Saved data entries
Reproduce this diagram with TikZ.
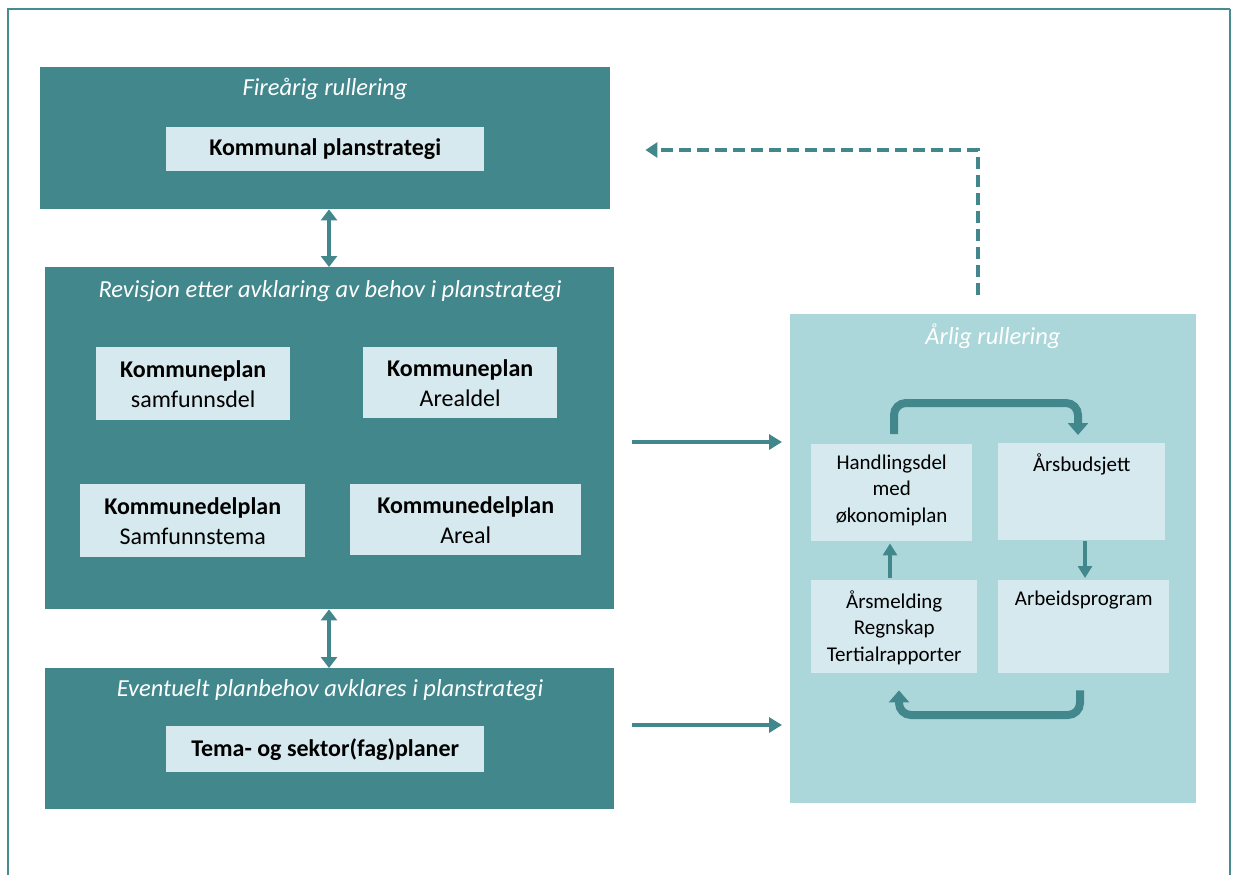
\documentclass[tikz,border=0pt]{standalone}
\usepackage{fontspec}
\setmainfont{Carlito}
\usetikzlibrary{arrows.meta,calc}
\definecolor{dteal}{RGB}{65,135,140}
\definecolor{lbox}{RGB}{213,233,238}
\definecolor{panelc}{RGB}{172,215,218}
\definecolor{framec}{RGB}{70,140,145}
\tikzset{
  x=1pt,y=-1pt,
  bigbox/.style={fill=dteal,draw=none,inner sep=0pt,anchor=north west},
  inbox/.style={fill=lbox,draw=none,inner sep=0pt,anchor=north west,align=center},
  rbox/.style={fill=lbox,draw=none,inner sep=0pt,anchor=north west},
  ttl/.style={text=white,font=\fontsize{24.5}{29}\selectfont\itshape},
  itxt/.style={font=\fontsize{24}{30}\selectfont,align=center},
  rtxt/.style={font=\fontsize{21}{26.5}\selectfont,align=center},
  harr/.style={draw=dteal,line width=4.5pt,-{Triangle[width=15pt,length=13pt]}},
  varr/.style={draw=dteal,line width=4pt,{Triangle[width=16pt,length=11pt]}-{Triangle[width=16pt,length=11pt]}},
  dasharr/.style={draw=dteal,line width=4pt,dash pattern=on 12pt off 6pt,-{Triangle[width=15pt,length=12pt]}},
  loop/.style={draw=dteal,line width=8pt,rounded corners=12pt,-{Triangle[width=20pt,length=12pt]}},
  sarr/.style={draw=dteal,line width=4.5pt,-{Triangle[width=14pt,length=12pt]}},
}
\begin{document}
\begin{tikzpicture}
\useasboundingbox (0,0) rectangle (1233,875);
\fill[white] (0,0) rectangle (1233,875);
% frame
\draw[framec,line width=2.5pt] (8,875) -- (8,9) -- (1230,9);
\draw[framec,line width=1.5pt] (1230,9) -- (1230,875);

% top box
\node[bigbox,minimum width=570pt,minimum height=142pt] (top) at (40,67) {};
\node[ttl] (ttop) at (325,89) {Fireårig rullering};
\node[inbox,minimum width=318pt,minimum height=44pt] (kps) at (166,127) {};
\node[itxt] at (kps.center) {\textbf{Kommunal planstrategi}};

% middle box
\node[bigbox,minimum width=569pt,minimum height=342pt] (mid) at (45,267) {};
\node[ttl] (tmid) at (330,291) {Revisjon etter avklaring av behov i planstrategi};
\node[inbox,minimum width=194pt,minimum height=73pt] (k1) at (96,347) {};
\node[itxt] at (k1.center) {\textbf{Kommuneplan}\\samfunnsdel};
\node[inbox,minimum width=194pt,minimum height=71pt] (k2) at (363,347) {};
\node[itxt] at (k2.center) {\textbf{Kommuneplan}\\Arealdel};
\node[inbox,minimum width=225pt,minimum height=73pt] (k3) at (80,484) {};
\node[itxt] at (k3.center) {\textbf{Kommunedelplan}\\Samfunnstema};
\node[inbox,minimum width=231pt,minimum height=71pt] (k4) at (350,484) {};
\node[itxt] at (k4.center) {\textbf{Kommunedelplan}\\Areal};

% bottom box
\node[bigbox,minimum width=569pt,minimum height=141pt] (bot) at (45,668) {};
\node[ttl] (tbot) at (330,690) {Eventuelt planbehov avklares i planstrategi};
\node[inbox,minimum width=318pt,minimum height=46pt] (tsp) at (166,726) {};
\node[itxt] at (tsp.center) {\textbf{Tema- og sektor(fag)planer}};

% right panel
\node[fill=panelc,draw=none,inner sep=0pt,anchor=north west,minimum width=406pt,minimum height=489pt] (panel) at (790,314) {};
\node[ttl] (tpan) at (993,336) {Årlig rullering};
\node[rbox,minimum width=161pt,minimum height=97pt] (hand) at (811,444) {};
\node[rtxt,anchor=north] at ([yshift=-7pt]hand.north) {Handlingsdel\\med\\økonomiplan};
\node[rbox,minimum width=167pt,minimum height=97pt] (bud) at (998,443) {};
\node[rtxt,anchor=north] at ([yshift=-7pt]bud.north) {Årsbudsjett};
\node[rbox,minimum width=166pt,minimum height=93pt] (arsm) at (811,580) {};
\node[rtxt,anchor=north] at ([yshift=-7pt]arsm.north) {Årsmelding\\Regnskap\\Tertialrapporter};
\node[rbox,minimum width=171pt,minimum height=93pt] (arb) at (998,580) {};
\node[rtxt,anchor=north] at ([yshift=-7pt]arb.north) {Arbeidsprogram};

% coordinates
\coordinate (a1) at (700,442);
\coordinate (a2) at (700,725);
\coordinate (v1) at (329,0);
\coordinate (d1) at (978,150);
\coordinate (lt1) at (894,403);
\coordinate (lt2) at (1078,403);
\coordinate (lb1) at (1080,715);
\coordinate (lb2) at (899,715);

% connectors
\draw[varr] (top.south -| v1) -- (mid.north -| v1);
\draw[varr] (mid.south -| v1) -- (bot.north -| v1);
\draw[harr,shorten <=18pt,shorten >=8pt] (mid.east |- a1) -- (panel.west |- a1);
\draw[harr,shorten <=18pt,shorten >=8pt] (bot.east |- a2) -- (panel.west |- a2);
\draw[dasharr,shorten <=19pt,shorten >=35pt] (panel.north -| d1) -- (d1) -- (top.east |- d1);
\draw[loop,shorten <=10pt,shorten >=8pt] (hand.north -| lt1) -- (lt1) -- (lt2) -- (bud.north -| lt2);
\draw[loop,shorten <=17pt,shorten >=17pt] (arb.south -| lb1) -- (lb1) -- (lb2) -- (arsm.south -| lb2);
\draw[sarr,shorten <=2pt,shorten >=2pt] (arsm.north -| 890,0) -- (hand.south -| 890,0);
\draw[sarr,shorten <=1pt,shorten >=2pt] (bud.south -| 1085,0) -- (arb.north -| 1085,0);
\end{tikzpicture}
\end{document}
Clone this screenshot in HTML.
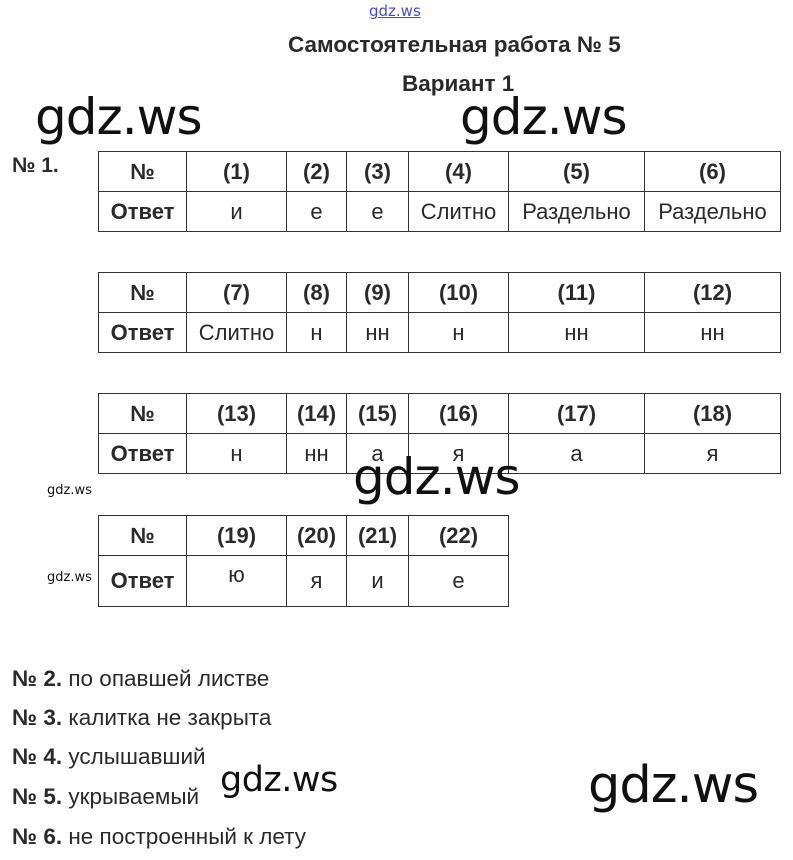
<!DOCTYPE html>
<html><head><meta charset="utf-8"><style>
body{margin:0;width:793px;height:860px;background:#fff;position:relative;overflow:hidden;font-family:"Liberation Sans",sans-serif;color:#2a2a2a}
.a{position:absolute;white-space:nowrap}
table{position:absolute;left:98px;border-collapse:collapse;table-layout:fixed;font-size:22px}
td{border:1.5px solid #333;text-align:center;padding:0;height:39px;vertical-align:middle;white-space:nowrap}
tr:first-child td{font-weight:bold}
td:first-child{font-weight:bold}
.wm{position:absolute;font-family:"DejaVu Sans",sans-serif;color:#111;white-space:nowrap}
.q{font-size:22.5px;left:12px}
.q b{font-weight:bold}
</style></head><body>
<div class="a" style="left:369px;top:2px;font-size:15px;color:#4a4ad0;text-decoration:underline;font-family:'DejaVu Sans',sans-serif">gdz.ws</div>
<div class="a" style="left:288px;top:32px;font-size:22.5px;font-weight:bold">Самостоятельная работа № 5</div>
<div class="a" style="left:402px;top:71px;font-size:22.5px;font-weight:bold">Вариант 1</div>
<div class="wm" style="left:35px;top:88px;font-size:50px;letter-spacing:-1px">gdz.ws</div>
<div class="wm" style="left:460px;top:88px;font-size:50px;letter-spacing:-1px">gdz.ws</div>
<div class="a" style="left:12px;top:154px;font-size:21px;font-weight:bold">№ 1.</div>
<table style="top:151px">
<colgroup><col style="width:88px"><col style="width:100px"><col style="width:60px"><col style="width:62px"><col style="width:100px"><col style="width:136px"><col style="width:136px"></colgroup>
<tr><td>№</td><td>(1)</td><td>(2)</td><td>(3)</td><td>(4)</td><td>(5)</td><td>(6)</td></tr>
<tr><td>Ответ</td><td>и</td><td>е</td><td>е</td><td>Слитно</td><td>Раздельно</td><td>Раздельно</td></tr>
</table>
<table style="top:272px">
<colgroup><col style="width:88px"><col style="width:100px"><col style="width:60px"><col style="width:62px"><col style="width:100px"><col style="width:136px"><col style="width:136px"></colgroup>
<tr><td>№</td><td>(7)</td><td>(8)</td><td>(9)</td><td>(10)</td><td>(11)</td><td>(12)</td></tr>
<tr><td>Ответ</td><td>Слитно</td><td>н</td><td>нн</td><td>н</td><td>нн</td><td>нн</td></tr>
</table>
<table style="top:393px">
<colgroup><col style="width:88px"><col style="width:100px"><col style="width:60px"><col style="width:62px"><col style="width:100px"><col style="width:136px"><col style="width:136px"></colgroup>
<tr><td>№</td><td>(13)</td><td>(14)</td><td>(15)</td><td>(16)</td><td>(17)</td><td>(18)</td></tr>
<tr><td>Ответ</td><td>н</td><td>нн</td><td>а</td><td>я</td><td>а</td><td>я</td></tr>
</table>
<div class="wm" style="left:353px;top:448px;font-size:50px;letter-spacing:-1px">gdz.ws</div>
<div class="wm" style="left:47px;top:483px;font-size:13px">gdz.ws</div>
<table style="top:515px">
<colgroup><col style="width:88px"><col style="width:100px"><col style="width:60px"><col style="width:62px"><col style="width:100px"></colgroup>
<tr><td>№</td><td>(19)</td><td>(20)</td><td>(21)</td><td>(22)</td></tr>
<tr><td style="height:50px">Ответ</td><td style="vertical-align:top;padding-top:6px">ю</td><td>я</td><td>и</td><td>е</td></tr>
</table>
<div class="wm" style="left:47px;top:570px;font-size:13px">gdz.ws</div>
<div class="a q" style="top:666px"><b>№ 2.</b> по опавшей листве</div>
<div class="a q" style="top:705px"><b>№ 3.</b> калитка не закрыта</div>
<div class="a q" style="top:744px"><b>№ 4.</b> услышавший</div>
<div class="a q" style="top:784px"><b>№ 5.</b> укрываемый</div>
<div class="a q" style="top:824px"><b>№ 6.</b> не построенный к лету</div>
<div class="wm" style="left:220px;top:760px;font-size:35px;letter-spacing:-0.5px">gdz.ws</div>
<div class="wm" style="left:588px;top:756px;font-size:51px;letter-spacing:-1px">gdz.ws</div>
</body></html>
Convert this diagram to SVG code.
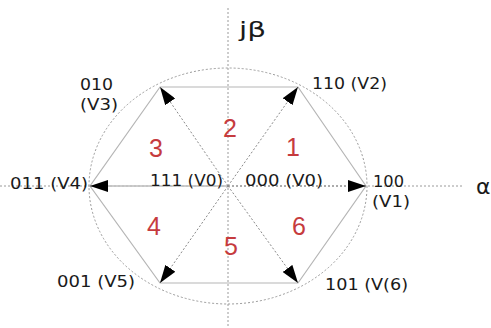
<svg xmlns="http://www.w3.org/2000/svg" width="491" height="328" viewBox="0 0 491 328">
<style>
.lbl{font-family:"DejaVu Sans","Liberation Sans",Arial,sans-serif;font-size:16px;fill:#1a1a1a}
.num{font-family:"Liberation Sans",Arial,sans-serif;font-size:25px;fill:#c63b3e}
.ax{font-family:"DejaVu Sans","Liberation Sans",Arial,sans-serif;font-size:22px;fill:#1a1a1a}
.dot{stroke:#9a9a9a;stroke-width:1;stroke-dasharray:2,2;fill:none}
.hex{stroke:#b5b5b5;stroke-width:1.2;fill:none}
.vec{stroke:#8a8a8a;stroke-width:1;stroke-dasharray:2,2;fill:none;marker-end:url(#ah)}
</style>
<defs>
<marker id="ah" markerUnits="userSpaceOnUse" viewBox="0 0 18 12" markerWidth="18" markerHeight="12" refX="18" refY="6" orient="auto">
<path d="M0,0 L18,6 L0,12 z" fill="#000"/>
</marker>
</defs>
<rect width="491" height="328" fill="#fff"/>
<g id="axes">
<line class="dot" x1="0" y1="186" x2="462" y2="186"/>
<line class="dot" x1="228" y1="8" x2="228" y2="328"/>
<ellipse class="dot" cx="228" cy="186" rx="139" ry="118"/>
<text class="ax" x="239" y="37" textLength="27" lengthAdjust="spacingAndGlyphs">jβ</text>
<text class="ax" x="476" y="194">α</text>
</g>
<g id="hexagon">
<polygon class="hex" points="366,186 298,87 160,87 90,186 160,283 298,283"/>
</g>
<g id="connectors">
<line class="vec" x1="228" y1="186" x2="366" y2="186"/>
<line class="vec" x1="228" y1="186" x2="298" y2="87"/>
<line class="vec" x1="228" y1="186" x2="160" y2="87"/>
<line class="vec" x1="228" y1="186" x2="90" y2="186"/>
<line class="vec" x1="228" y1="186" x2="160" y2="283"/>
<line class="vec" x1="228" y1="186" x2="298" y2="283"/>
</g>
<g id="v1"><text class="lbl" x="373" y="187" textLength="31" lengthAdjust="spacingAndGlyphs">100</text><text class="lbl" x="372" y="207" textLength="38" lengthAdjust="spacingAndGlyphs">(V1)</text></g>
<g id="v2"><text class="lbl" x="312" y="89" textLength="75" lengthAdjust="spacingAndGlyphs">110 (V2)</text></g>
<g id="v3"><text class="lbl" x="80" y="90" textLength="33" lengthAdjust="spacingAndGlyphs">010</text><text class="lbl" x="80" y="110" textLength="38" lengthAdjust="spacingAndGlyphs">(V3)</text></g>
<g id="v4"><text class="lbl" x="10" y="189" textLength="78" lengthAdjust="spacingAndGlyphs">011 (V4)</text></g>
<g id="v5"><text class="lbl" x="57" y="287" textLength="78" lengthAdjust="spacingAndGlyphs">001 (V5)</text></g>
<g id="v6"><text class="lbl" x="325" y="290" textLength="83" lengthAdjust="spacingAndGlyphs">101 (V(6)</text></g>
<g id="v0a"><text class="lbl" x="150" y="186" textLength="73" lengthAdjust="spacingAndGlyphs">111 (V0)</text></g>
<g id="v0b"><text class="lbl" x="245" y="186" textLength="78" lengthAdjust="spacingAndGlyphs">000 (V0)</text></g>
<g id="sectors">
<text class="num" x="286" y="156">1</text>
<text class="num" x="223" y="137">2</text>
<text class="num" x="149" y="157">3</text>
<text class="num" x="147" y="235">4</text>
<text class="num" x="224" y="255">5</text>
<text class="num" x="292" y="235">6</text>
</g>
</svg>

(What is required) Find the word "diagram" in the data and show each line that holds it.

(Written solution)
Reproduce this diagram with TikZ.
Convert this diagram to SVG code.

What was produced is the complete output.